Craig Burton’s blog is on my blogroll. Yesterday I wanted to comment on a recent post of him about Onfolio and Firefox. The form asked me to insert my email address. Thanks to the amount of spam I receive I have become very reluctant to enter my address. Sites just have no clue about how to deal with them. There are numerous sites posting entire mail archives with no obfuscation whatsoever to protect email addresses. On Craig’s site, I pasted my XRI contact service url (http://xri.net/=bavo.de.ridder) which would allow both Craig and his readers to contact me.
Sadly enough, the form came back to me, telling me that I should enter a real address. Hmmm, so I had to give my address. Knowing Craig’s reputation I assumed to following:
- Craig uses the email address to confirm a real person was posting and I would probably get a confirmation mail I had to respond to before my comment would be published.

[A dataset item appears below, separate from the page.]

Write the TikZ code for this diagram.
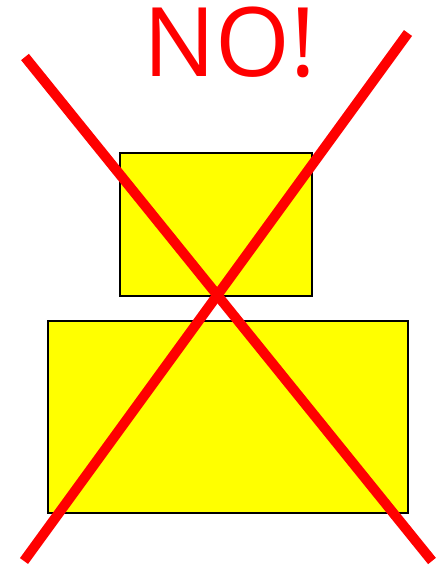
\documentclass[tikz,border=0pt]{standalone}
\usepackage{fontspec}
\setmainfont{Open Sans}
\usepackage{xcolor}
\usepackage{tikz}
\usetikzlibrary{positioning}
\definecolor{boxyellow}{RGB}{255,255,0}
\definecolor{nored}{RGB}{255,0,0}

\begin{document}
\begin{tikzpicture}[x=1pt, y=-1pt,
    block/.style={draw=black, line width=2pt, fill=boxyellow, inner sep=0pt},
    cross/.style={draw=nored, line width=10pt}]
    \useasboundingbox (0,0) rectangle (444,566);

    % Boxes
    \node[block, minimum width=192pt, minimum height=143pt] (upper) at (216,224.5) {};
    \node[block, minimum width=360pt, minimum height=192pt] (lower) at (228,417) {};

    % Label
    \node[anchor=base, inner sep=0pt, text=nored, font=\fontsize{96}{96}\selectfont] (no) at (230,76) {NO!};

    % Cross
    \coordinate (tl) at (25,57);
    \coordinate (br) at (432,561);
    \coordinate (tr) at (408,33);
    \coordinate (bl) at (24,561);
    \draw[cross] (tl) -- (br);
    \draw[cross] (tr) -- (bl);
\end{tikzpicture}
\end{document}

- Craig would then be smart enough not to publish my email address or at least obfuscate it enough to keep it safe from spammers.
Feeling slightly more comfortable, I entered my real address and hit submit. A few seconds later (actually a lot of seconds later, his site must be on a 32kbps line), the post was submitted. I went to my mail reader to hit “get mail” but nothing had arrived yet. Going back to Craig’s site I discovered that:
- The comment was submitted and showed my email address in both the source and the rendered version (so not even basic javascript hiding).
- I did not receive a confirmation mail.
I mailed Craig to ask him to remove my address from the site. His mail address is available on his site, obfuscated as “gcraigburton [at] Yahoo [dot] com”. Nice. Obfuscation for his address but al his commenters are exposed.
I am very tempted to include Craig’s mail address, not obfuscated, but I will refrain. Craig’s obfuscation of his own address is weak enough, spammers probably already got it.